À l’occasion de la présentation de votre premier long métrage en tant que réalisateur (Pour le réconfort, 2017), vous avez beaucoup parlé de la politique du jeu des acteurs et de l’intelligence au monde des acteurs. C’est un discours qu’on n’a pas tellement l’habitude d’entendre, puisqu’on est souvent ramené à la phrase attribuée à Hitchcock sur le fait que les acteurs seraient du bétail, ou encore à ce que Michel Hazanavicius fait dire à Godard dans Le Redoutable : que les acteurs sont tous des cons…

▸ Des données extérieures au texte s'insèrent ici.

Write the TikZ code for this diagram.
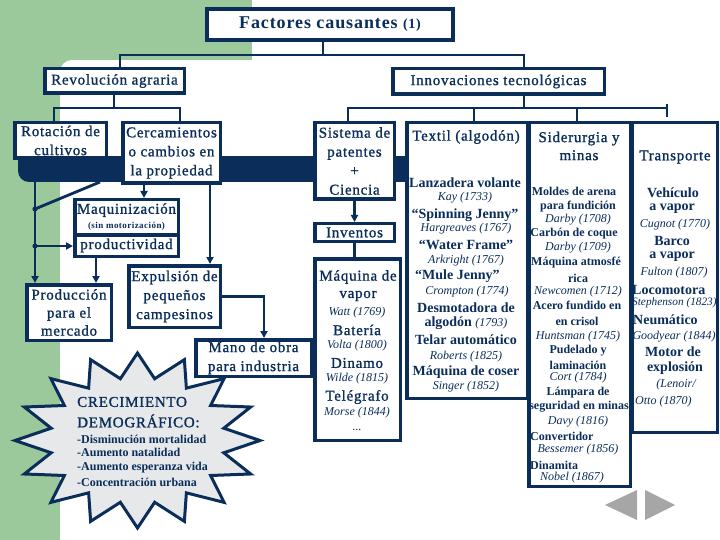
\documentclass[tikz,border=0pt]{standalone}
\usepackage{fontspec}
\setmainfont{Liberation Serif}
\newfontfamily\hdfont[LetterSpace=5,FakeBold=1.2]{Liberation Serif}
\newfontfamily\tifont[LetterSpace=5]{Liberation Serif}
\usetikzlibrary{arrows.meta}
\definecolor{navy}{RGB}{10,45,90}
\definecolor{bggreen}{RGB}{155,201,155}
\definecolor{navgray}{RGB}{166,166,166}
\definecolor{marble}{RGB}{230,232,234}
\newcommand\hdsz{\hdfont\fontsize{15}{19}\selectfont}
\begin{document}
\begin{tikzpicture}[x=1pt,y=-1pt,
  box/.style={draw=navy,line width=3.5pt,fill=white,inner sep=0pt,align=center,text=navy,font=\hdsz},
  conn/.style={draw=navy,line width=2.8pt},
  arr/.style={conn,-{Triangle[length=7pt,width=7pt]}},
  txt/.style={inner sep=0pt,text=navy},
  hd/.style={txt,font=\hdsz,align=center},
  bi/.style={txt,font=\bfseries\fontsize{14}{14}\selectfont},
  bs/.style={txt,font=\bfseries\fontsize{12}{12}\selectfont},
  it/.style={txt,font=\itshape\fontsize{12}{12}\selectfont},
  dot/.style={fill=navy}]
\useasboundingbox (0,0) rectangle (720,540);
% background
\fill[bggreen] (0,0) rectangle (252,60);
\fill[bggreen] (0,0) rectangle (60,540);
\fill[bggreen] (60,60) rectangle (72,72);
\fill[white] (72,72) circle (12);
% thick bar
\fill[navy, rounded corners=11pt] (18,150) rectangle (60,182);
\fill[navy] (40,156) rectangle (407,182);
% star
\filldraw[fill=marble, draw=navy, line width=3pt, miter limit=6]
  (260,440.5) \foreach \i in {1,...,31} { -- ({137.5+(88+34.5*(1-mod(\i,2)))*cos(\i*11.25)},{440.5-(63+24.5*(1-mod(\i,2)))*sin(\i*11.25)}) } -- cycle;
% navigation
\fill[navgray] (605,505) -- (637,490) -- (637,520) -- cycle;
\fill[navgray] (645,490) -- (675,505) -- (645,520) -- cycle;
% boxes
\node[box,line width=4pt,minimum width=246,minimum height=31,font=\tifont\bfseries\fontsize{18}{18}\selectfont] (title) at (330,24.5) {Factores causantes {\fontsize{14}{14}\selectfont (1)}};
\node[box,minimum width=139.5,minimum height=24.5] (revol) at (114.5,81) {Revolución agraria};
\node[box,minimum width=211.5,minimum height=25.5] (innov) at (498.5,81.5) {Innovaciones tecnológicas};
\node[box,minimum width=91.5,minimum height=35.5] (rot) at (60.5,140.5) {Rotación de\\cultivos};
\node[box,minimum width=97.5,minimum height=60.5] (cerc) at (171.5,153) {Cercamientos\\o cambios en\\la propiedad};
\node[box,minimum width=103.5,minimum height=34.5] (maq) at (126.5,217) {Maquinización\\[-4pt]{\tifont\bfseries\fontsize{9}{9}\selectfont (sin motorización)}};
\node[box,minimum width=103.5,minimum height=21.5] (prodv) at (126.5,245.5) {productividad};
\node[box,minimum width=84.5,minimum height=55.5,font=\hdfont\fontsize{15}{18}\selectfont] (prod) at (69,312.5) {Producción\\para el\\mercado};
\node[box,minimum width=91.5,minimum height=61.5] (exp) at (174.5,296.5) {Expulsión de\\pequeños\\campesinos};
\node[box,minimum width=115.5,minimum height=36.5] (mano) at (253.5,358) {Mano de obra\\para industria};
\node[box,minimum width=79.5,minimum height=76.5] (sist) at (354.5,161) {Sistema de\\patentes\\+\\Ciencia};
\node[box,minimum width=79.5,minimum height=17.5] (inv) at (354.5,232.5) {Inventos};
\node[box,minimum width=85.5,minimum height=181.5] (maq2) at (357.5,349.5) {};
\node[box,minimum width=120.5,minimum height=275.5] (textil) at (467,260.5) {};
\node[box,minimum width=101.5,minimum height=363.5] (sider) at (579.5,304.5) {};
\node[box,minimum width=85.5,minimum height=309.5] (transp) at (674.5,277.5) {};
% junction coordinates
\coordinate (jt) at (323,55);
\coordinate (ja) at (120,55);
\coordinate (jb) at (524,55);
\coordinate (jr) at (114,108);
\coordinate (jr1) at (54,108);
\coordinate (jr2) at (180,108);
\coordinate (ji) at (524,108);
\coordinate (ji1) at (348,108);
\coordinate (ji2) at (474,108);
\coordinate (ji3) at (577,108);
\coordinate (ji4) at (667,108);
\coordinate (tkA) at (667,104);
\coordinate (tkB) at (667,117);
\coordinate (bl) at (35,182);
\coordinate (d1) at (35,209);
\coordinate (d1e) at (100,182);
\coordinate (d2) at (35,246);
\coordinate (c144) at (144,0);
\coordinate (c210) at (210,0);
\coordinate (c96) at (96,0);
\coordinate (c264) at (264,0);
% connectors
\draw[conn] (title.south -| jt) -- (jt);
\draw[conn] (revol.north -| ja) -- (ja) -- (jb) -- (innov.north -| jb);
\draw[conn] (revol.south -| jr) -- (jr);
\draw[conn] (rot.north -| jr1) -- (jr1) -- (jr2) -- (cerc.north -| jr2);
\draw[conn] (innov.south -| ji) -- (ji);
\draw[conn] (sist.north -| ji1) -- (ji1) -- (ji4);
\draw[conn] (ji2) -- (textil.north -| ji2);
\draw[conn] (ji3) -- (sider.north -| ji3);
\draw[conn] (tkA) -- (tkB);
\draw[arr] (bl) -- (prod.north -| bl);
\draw[conn] (d1) -- (d1e);
\fill[dot] (d1) circle (2.6);
\fill[dot] (d2) circle (2.6);
\draw[arr] (d2) -- (prodv.west |- d2);
\draw[arr] (cerc.south -| c144) -- (maq.north -| c144);
\draw[arr] (cerc.south -| c210) -- (exp.north -| c210);
\draw[arr] (prodv.south -| c96) -- (prod.north -| c96);
\draw[arr] (exp.east) -| (mano.north -| c264);
\draw[arr] (sist.south) -- (inv.north);
\draw[conn] (inv.south) -- (maq2.north -| inv.south);
% Maquina column
\node[hd] (mq1) at (358,277) {Máquina de};
\node[hd] (mq2) at (358,296) {vapor};
\node[it] (mq3) at (357,313) {Watt (1769)};
\node[hd] (mq4) at (357,330) {Batería};
\node[it] (mq5) at (357,346) {Volta (1800)};
\node[hd] (mq6) at (357,363) {Dinamo};
\node[it] (mq7) at (357,379) {Wilde (1815)};
\node[hd] (mq8) at (357,397) {Telégrafo};
\node[it] (mq9) at (357,413) {Morse (1844)};
\node[it] (mq10) at (357,430) {...};
% Textil column
\node[hd] (txh) at (466,137) {Textil (algodón)};
\node[bi] (tx1) at (465,183) {Lanzadera volante};
\node[it] (tx2) at (465,198) {Kay (1733)};
\node[bi] (tx3) at (465,215) {“Spinning Jenny”};
\node[it] (tx4) at (466,229) {Hargreaves (1767)};
\node[bi] (tx5) at (466,245) {“Water Frame”};
\node[it] (tx6) at (466,261) {Arkright (1767)};
\node[bi,anchor=west] (tx7) at (415,276) {“Mule Jenny”};
\node[it] (tx8) at (467,292) {Crompton (1774)};
\node[bi] (tx9) at (466,308) {Desmotadora de};
\node[bi] (tx10) at (466,323) {algodón {\mdseries\itshape\fontsize{12}{12}\selectfont (1793)}};
\node[bi] (tx11) at (466,340) {Telar automático};
\node[it] (tx12) at (466,357) {Roberts (1825)};
\node[bi] (tx13) at (466,372) {Máquina de coser};
\node[it] (tx14) at (466,387) {Singer (1852)};
% Siderurgia column
\node[hd,font=\hdfont\fontsize{15}{18}\selectfont] (sdh) at (579,146) {Siderurgia y\\minas};
\node[bs] (sd1) at (574,191) {Moldes de arena};
\node[bs] (sd2) at (578,207) {para fundición};
\node[it] (sd3) at (578,220) {Darby (1708)};
\node[bs] (sd4) at (574,234) {Carbón de coque};
\node[it] (sd5) at (578,248) {Darby (1709)};
\node[bs] (sd6) at (576,263) {Máquina atmosfé};
\node[bs] (sd7) at (578,278) {rica};
\node[it] (sd8) at (578,292) {Newcomen (1712)};
\node[bs] (sd9) at (577,305) {Acero fundido en};
\node[bs] (sd10) at (577,321) {en crisol};
\node[it] (sd11) at (578,337) {Huntsman (1745)};
\node[bs] (sd12) at (578,351) {Pudelado y};
\node[bs] (sd13) at (578,365) {laminación};
\node[it] (sd14) at (578,378) {Cort (1784)};
\node[bs] (sd15) at (578,393) {Lámpara de};
\node[bs] (sd16) at (579,407) {seguridad en minas};
\node[it] (sd17) at (578,422) {Davy (1816)};
\node[bs,anchor=west] (sd18) at (530,436) {Convertidor};
\node[it] (sd19) at (578,450) {Bessemer (1856)};
\node[bs,anchor=west] (sd20) at (530,465) {Dinamita};
\node[it] (sd21) at (572,478) {Nobel (1867)};
% Transporte column
\node[hd] (trh) at (675,157) {Transporte};
\node[bi] (tr1) at (673,193) {Vehículo};
\node[bi] (tr2) at (672,209) {a vapor};
\node[it] (tr3) at (675,225) {Cugnot (1770)};
\node[bi] (tr4) at (672,241) {Barco};
\node[bi] (tr5) at (672,257) {a vapor};
\node[it] (tr6) at (674,273) {Fulton (1807)};
\node[bi,anchor=west] (tr7) at (632,290) {Locomotora};
\node[it,anchor=west,font=\itshape\fontsize{11.3}{12}\selectfont] (tr8) at (632,303) {Stephenson (1823)};
\node[bi,anchor=west] (tr9) at (633,320) {Neumático};
\node[it] (tr10) at (674,337) {Goodyear (1844)};
\node[bi] (tr11) at (673,352) {Motor de};
\node[bi] (tr12) at (675,368) {explosión};
\node[it] (tr13) at (676,385) {(Lenoir/};
\node[it,anchor=west] (tr14) at (635,402) {Otto (1870)};
% star text
\node[hd,anchor=west] (st1) at (77,402) {CRECIMIENTO};
\node[hd,anchor=west] (st2) at (77,421) {DEMOGRÁFICO:};
\node[bs,anchor=west] (st3) at (77,439) {-Disminución mortalidad};
\node[bs,anchor=west] (st4) at (77,452) {-Aumento natalidad};
\node[bs,anchor=west] (st5) at (77,468) {-Aumento esperanza vida};
\node[bs,anchor=west] (st6) at (77,482) {-Concentración urbana};
\end{tikzpicture}
\end{document}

Oui, et d’ailleurs je trouve que dans le travail de Samuel Benchetrit, il y a une grande place accordée au respect des acteurs et à leur intelligence. Il m’a demandé de travailler sur le film comme un partenaire, d’y collaborer. Et sur Pour le réconfort, j’ai également travaillé de cette manière. Je pense d’ailleurs que l’intelligence au monde des acteurs est quelque chose que l’on peut vraiment capter. C’est une sensation qui peut vraiment se traduire dans l’image, par la caméra. Dans mon travail avec les acteurs dans Pour le réconfort, c’est encore différent, parce qu’il s’agit de comédiens avec lesquels je travaille depuis des années au théâtre et qui sont de vrais collaborateurs. Mais je crois que leur intelligence est bel et bien captée dans mon petit film. Et le travail sur le film de Samuel appelait également cette forme d’intelligence, de finesse et de compréhension, car il développe un monde et un système de narration qui est complexe et qui demande donc d’être « interprété », dans tous les sens du terme, par les acteurs qui y participent.